Foster also said that the concept of fatherhood is diminishing and that men should have their share of responsibility in taking care of mothers and children. Feminism is not about matriarchy, but about equality between men and women, Foster said.
An imbalanced responsibility between a child’s mother and father can lead to many difficulties, according to Foster. Women are becoming impoverished because of a lack of child support, Foster said, but the worse poverty is that many children won’t know who their fathers are.
Foster also questioned the safety of abortions, even those provided by licensed institutions. She cited stories of girls dying after abortion, with some of them as young as 13 years old.
Foster also made the case that pregnant women should not get an abortion just because they’ve learned their child has a disability. She spoke about how people with Down syndrome can still bring happiness to people around them. Foster also referenced the idea of relativity, in which people who are perceived as miserable may be happy from their own perspective.
She recalled a lecture she gave in Berkeley, Calif., at which a protesting audience member told her that she shouldn’t force women to have their babies. She said that she never intended to force women to do anything but that she was merely suggesting solutions.
She also said that no matter how monstrous a child’s father is, the child is a human being on its own and, therefore, does not deserve an abortion.
“As advocates of life and peace and justice, as feminists, we will never trade one form of violence for another.” Foster said.
Foster also spoke about alternatives to abortion. She mentioned a student at the University of Virginia whose mother asked her to give up her child when she was pregnant. Foster’s sister, however, allowed the student to live with her and tried to find support for the student. The student gave birth to her child, reconciled with her mother, and continued to finish her degree, according to Foster.
Foster listed many universities that have facilities or organizations that support students who are also mothers. She said that other states should follow the example of California, which has passed a bill to support student mothers.
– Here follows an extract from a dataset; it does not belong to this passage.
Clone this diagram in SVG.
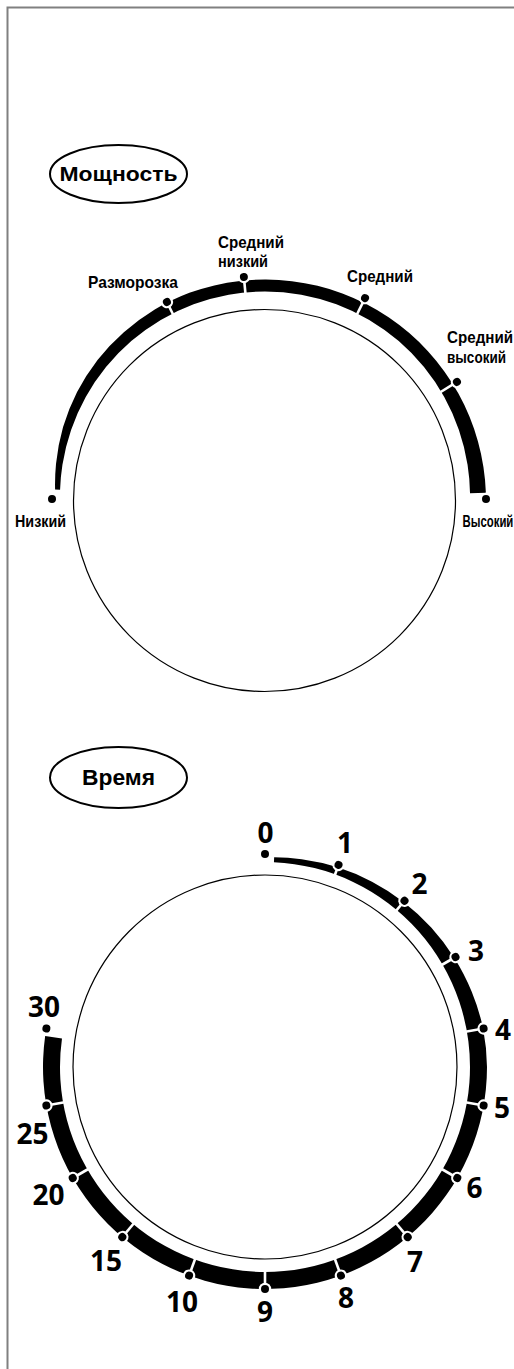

The bill prohibits postsecondary schools from refusing to accommodate pregnant graduate students and from forcing them to take a leave of absence, among other policies designed to protect against their discrimination.
“If we can do this in California, we can do this everywhere,” Foster said.
Foster said that anti-abortion views are compatible with feminism, and she encouraged her audiences to join the ranks of the historical feminists in opposing abortion.
“If you work to systematically eliminate the root causes and drive women to abortion, then you already walk in the footsteps of Susan Anthony and other famous fellows—the pro-life founders who led the first way to the successful accomplishment of the 19th Amendment.”
Arnold expressed that the event turned out well in the end, even though she was initially concerned that ticketing the event would polarize the population of students who actually took the time to get a ticket.
“To me, the fact that students who were unsure about their own views on abortion were there made this event a success,” she said.